Dalam tulisan terbaru Yuval Noah Harari, yang diterjemahkan Siti Raisyah berjudul Dunia Setelah Virus Corona, tersirat mengenai perlawanan utama manusia saat ini, selain menebak bagaimanakah kehidupan bakal berubah setelah diporakkan corona, adalah bagaimana mengendalikan kecemasan itu sendiri.

Umat manusia saat ini cemas tentang tatanan dunia seperti apa yang bakal mereka hadapi di masa akan datang. Corona sekalipun merupakan masalah epidemi, berefek domino kepada keputusan-keputusan politik, ekonomi, dan juga agama.

Ini berarti tatatanan kehidupan yang selama ini dijalani bakal berubah seratus delapan puluh derajat di masa akan datang. Keputusan-keputusan hari ini bakal menentukan kehidupan macam apa setelah pandemi ini mereda.

Sebelum sampai ke tatanan baru itu, hari ini saja kita sudah disuguhkan perubahan-perubahan yang menjadi transisi besar-besaran ke suatu kemungkinan masa depan. ”Social distancing”, ”lockdown”, ”herd community”, ”sekolah online”, ”nilai tukar uang”, merupakan beberapa istilah-istilah yang mereset ulang model kehidupan saat ini.

Berkat semua itu, interaksi sosial kita belakang menjadi ganjil.
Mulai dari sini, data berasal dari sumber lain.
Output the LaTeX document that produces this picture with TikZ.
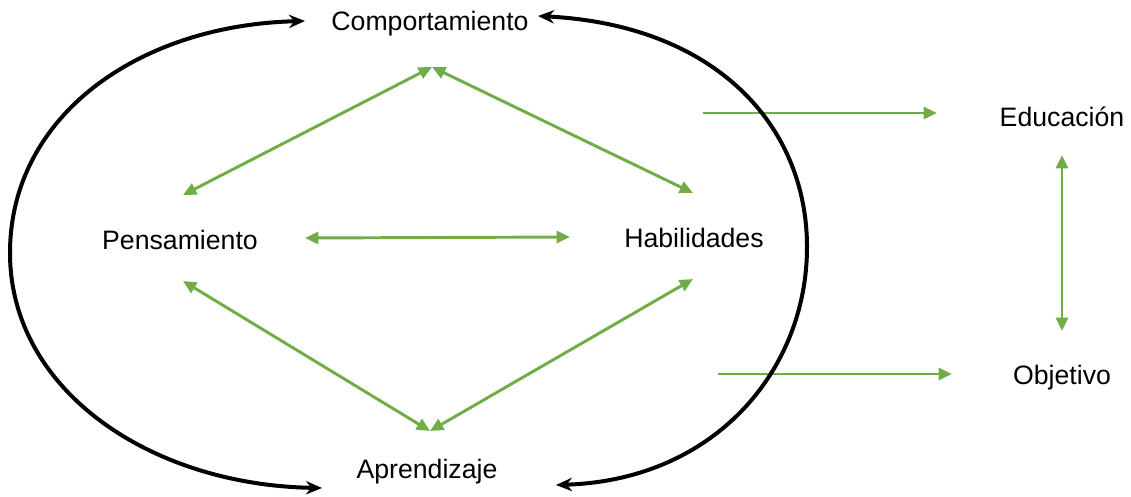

Belum pernah ada dalam sejarah umat manusia, hidup terpisah sama artinya bersolidaritas untuk sesama. Kita belakangan dituntut berjarak untuk sesuatu yang bernama masyarakat.

Ini semacam kehidupan individualisme yang janggal, demi dapat mempertahankan kehidupan komunalisme yang menjadi ciri masyarakat kita.

Dalam situasi itu, ketika komunalisme kita dipecah untuk hidup sendiri, di saat bersamaan kecemasan semakin hari kian menumpuk. Kita didesak oleh suatu keadaan yang membatasi ”komunalisme” sebagai modal sosial ketika menghadapi bencana.

Tidak ada lagi pertemuan-pertemuan ala komunitas yang menjadi kekuatan bersama saat anggota-anggotanya mengalami masalah. Kapan semua ini berakhir? Sudah sejauh mana pekerjaan ilmuwan menemukan vaksinnya? Sampai kapan masjid ditutup? Bagaimana kesiapan tenaga medis? Infrastruktur rumah sakit? Sampai kapan korban berjatuhan? Pertanyaan ini hanya diiringi kecemasan tanpa memberikan peluang secercah harapan.  

Dampak revolusi senyap corona sampai saat ini belum akan diketahui. Yang kita tahu sekarang hanyalah jumlah kekalahan demi kekalahan, korban demi korban, yang semakin hari kian bertambah. Sekarang ini ia sedang bekerja dan entah sampai kapan akan berhenti. Di keadaan saat ini setiap informasi demikian berharga, walaupun kita diombangambingkan di antara ”was-was”, ”takut”, ”khawatir”, ”ragu”, ”marah”, ”jengkel”…

Kita ketakutan. Kita cemas. Tapi kita tahu, kita memiliki kekuatan, meski itu belum terlambat.